Au printemps 2015, le petit garçon avait été admis au CHRU de Nancy pour des douleurs aux jambes, après avoir chuté d’une moto sur laquelle son père le transportait. Peinant à établir un diagnostic clair après trois semaines de soins en unité infantile, sous la supervision d’une jeune interne, l’équipe médicale avait décidé de lui donner de la colchicine, un anti-inflammatoire. Mais une erreur de prescription (0,5 mg par jour qui deviendront 0,5 mg par kg) aboutira à l’administration, deux jours consécutifs, de 16 fois la posologie requise pour un si jeune patient, ce qui a entraîné sa mort.
La cardiologue pédiatrique ayant prescrit la colchicine, la cheffe de clinique adjointe débordée n’ayant pas suffisamment encadré l’interne en médecine chargée du jeune patient, et l’infirmière ayant administré de manière négligente la prescription erronée étaient poursuivies.
« Un petit pas »
« Ce qu’on aurait souhaité, c’est qu’un procédé avec des vérifications soit mis en place aujourd’hui dans cet hôpital. On ne sait pas si depuis les faits il y a eu des améliorations dans la prise en charge et prescription de médicaments dans ce service pédiatrique », a souligné la mère de Timéo, Élodie Gaire. « Il y a un gros manque de sécurité dans cet hôpital, on se demande comment ils font pour être classés parmi les meilleurs CHR. » « Notre crainte était que la mort de notre fils soit étouffée, que personne ne soit désigné coupable et ce n’est pas le cas, c’est déjà un petit pas », a ajouté le père, Julien Thuret.
La cardiologue a été déclarée coupable de la mort de Timéo et condamnée à un an de prison avec sursis. Le tribunal a considéré qu’elle était une « médecin d’expérience, compétente », qui a « laissé l’interne se débrouiller toute seule » alors que « c’est elle la spécialiste, elle connaît le médicament et savait qu’il n’existait pas de version pédiatrique de celui-ci », a motivé le tribunal.
Décision « révoltante » pour l’avocat de la cardiologue
Une « décision révoltante » pour son avocat Me Frédéric Berna, qui a d’ores et déjà prévu d’interjeter appel : « Jamais je n’accepterai une condamnation dans ce dossier ! », a-t-il insisté. La médecin qui était au moment des faits assistante cheffe de clinique a été condamnée à six mois d’emprisonnement avec sursis pour son « défaut d’encadrement d’un interne en médecine ». « Il y a des négligences graves dans la supervision », a considéré le tribunal.
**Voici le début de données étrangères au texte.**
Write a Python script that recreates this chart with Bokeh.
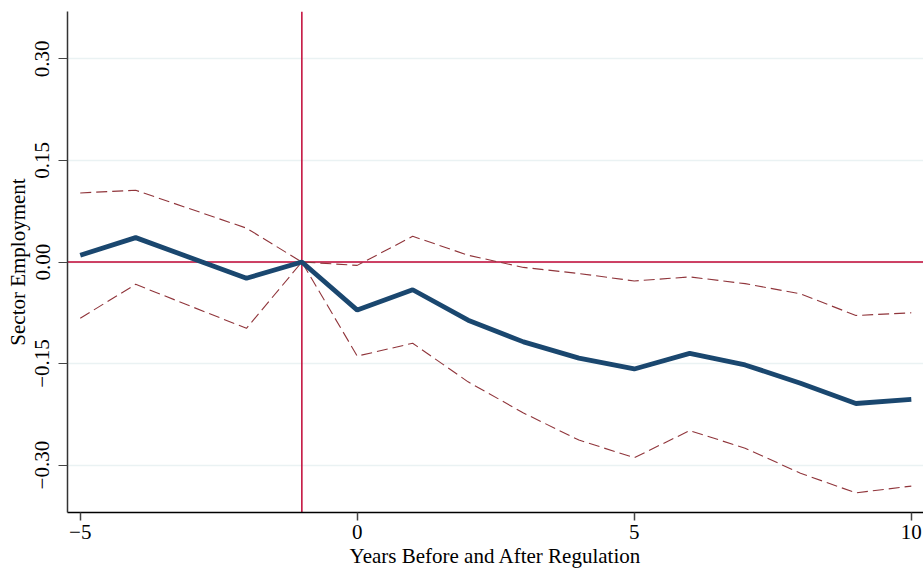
from bokeh.plotting import figure
from bokeh.models import Range1d, FixedTicker, Span, ColumnDataSource
from bokeh.embed import file_html
from bokeh.resources import INLINE

# Data
years = [-5, -4, -2, -1, 0, 1, 2, 3, 4, 5, 6, 7, 8, 9, 10]
estimate = [0.010, 0.036, -0.024, 0.000, -0.071, -0.041, -0.086, -0.118, -0.142,
            -0.158, -0.135, -0.152, -0.179, -0.209, -0.203]
upper_ci = [0.102, 0.106, 0.050, 0.000, -0.005, 0.038, 0.010, -0.008, -0.017,
            -0.028, -0.022, -0.032, -0.047, -0.079, -0.075]
lower_ci = [-0.083, -0.033, -0.098, 0.000, -0.139, -0.120, -0.177, -0.223, -0.263,
            -0.289, -0.249, -0.275, -0.312, -0.341, -0.331]
x_ticks = [-5, 0, 5, 10]
x_tick_labels = ["\u22125", "0", "5", "10"]
y_ticks = [-0.30, -0.15, 0.0, 0.15, 0.30]
y_tick_labels = ["\u22120.30", "\u22120.15", "0.00", "0.15", "0.30"]
ref_year = -1
ref_value = 0.0

FONT = "Liberation Serif"

src = ColumnDataSource(dict(x=years, est=estimate, hi=upper_ci, lo=lower_ci))

p = figure(width=923, height=572, output_backend="svg", toolbar_location=None,
           x_range=Range1d(-5.23, 10.22), y_range=Range1d(-0.37, 0.37),
           min_border_left=67, min_border_right=0, min_border_top=11, min_border_bottom=60)
p.outline_line_color = None
p.background_fill_color = "white"
p.border_fill_color = "white"

# grid
p.xgrid.grid_line_color = None
p.ygrid.ticker = FixedTicker(ticks=y_ticks)
p.ygrid.grid_line_color = "#eaf2f3"
p.ygrid.grid_line_width = 1.5

# reference lines
p.add_layout(Span(location=ref_value, dimension="width", line_color="#c10534",
                  line_width=1.5, level="underlay"))
p.add_layout(Span(location=ref_year, dimension="height", line_color="#c10534",
                  line_width=1.5, level="underlay"))

# CI and estimate
p.line("x", "hi", source=src, line_color="#90353b", line_width=1.1, line_dash="11 5")
p.line("x", "lo", source=src, line_color="#90353b", line_width=1.1, line_dash="11 5")
p.line("x", "est", source=src, line_color="#1a476f", line_width=4.8)

# axes
xa = p.xaxis[0]
xa.ticker = FixedTicker(ticks=x_ticks)
xa.major_label_overrides = {t: l for t, l in zip(x_ticks, x_tick_labels)}
xa.axis_label = "Years Before and After Regulation"
xa.minor_tick_line_color = None
xa.major_tick_out = 8
xa.major_tick_in = 0
xa.axis_line_color = "#000000"
xa.major_tick_line_color = "#444444"
xa.major_tick_line_width = 1.5
xa.axis_line_width = 1.5
xa.major_label_text_font = FONT
xa.major_label_text_font_size = "21px"
xa.major_label_text_color = "black"
xa.major_label_standoff = 4
xa.axis_label_text_font = FONT
xa.axis_label_text_font_size = "21px"
xa.axis_label_text_font_style = "normal"
xa.axis_label_text_color = "black"
xa.axis_label_standoff = 2

ya = p.yaxis[0]
ya.ticker = FixedTicker(ticks=y_ticks)
ya.major_label_overrides = {t: l for t, l in zip(y_ticks, y_tick_labels)}
ya.major_label_orientation = "vertical"
ya.axis_label = "Sector Employment"
ya.minor_tick_line_color = None
ya.major_tick_out = 9
ya.major_tick_in = 0
ya.axis_line_color = "#333333"
ya.axis_line_width = 1.5
ya.major_tick_line_color = "#444444"
ya.major_tick_line_width = 1.2
ya.major_label_text_font = FONT
ya.major_label_text_font_size = "21px"
ya.major_label_text_color = "black"
ya.major_label_standoff = 9
ya.axis_label_text_font = FONT
ya.axis_label_text_font_size = "21px"
ya.axis_label_text_font_style = "normal"
ya.axis_label_text_color = "black"
ya.axis_label_standoff = 3

open("out.html", "w").write(file_html(p, INLINE))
Enfin, reconnu « coupable des fautes commises par les praticiens agissant pour son compte », le CHRU de Nancy a été condamné à une amende de 225 000 euros, plus de quatre fois supérieure à celle des réquisitions. L’hôpital avait déjà été condamné pour des faits similaires en janvier 2011. Il aura l’obligation d’afficher, sur un format A3, et pendant deux mois la condamnation sur la porte d’entrée de l’établissement ainsi que sur la porte du service pédiatrique.
La jeune interne pas poursuivie
S’agissant de l’infirmière relaxée, le tribunal a considéré qu’elle « ne pouvait savoir que ce médicament était dangereux », d’autant qu’ « il n’y avait aucune alerte sur le logiciel de pharmacie » et qu’elle « n’était pas l’auteure de la deuxième injection ». « C’est l’application stricte du droit, aucune faute ne pouvait lui être reprochée », a réagi son avocate, Me Virginie Barbosa, à l’issue de l’audience.
La jeune interne chargée du petit garçon avait obtenu le statut de témoin assisté au cours de l’instruction et n’était pas poursuivie.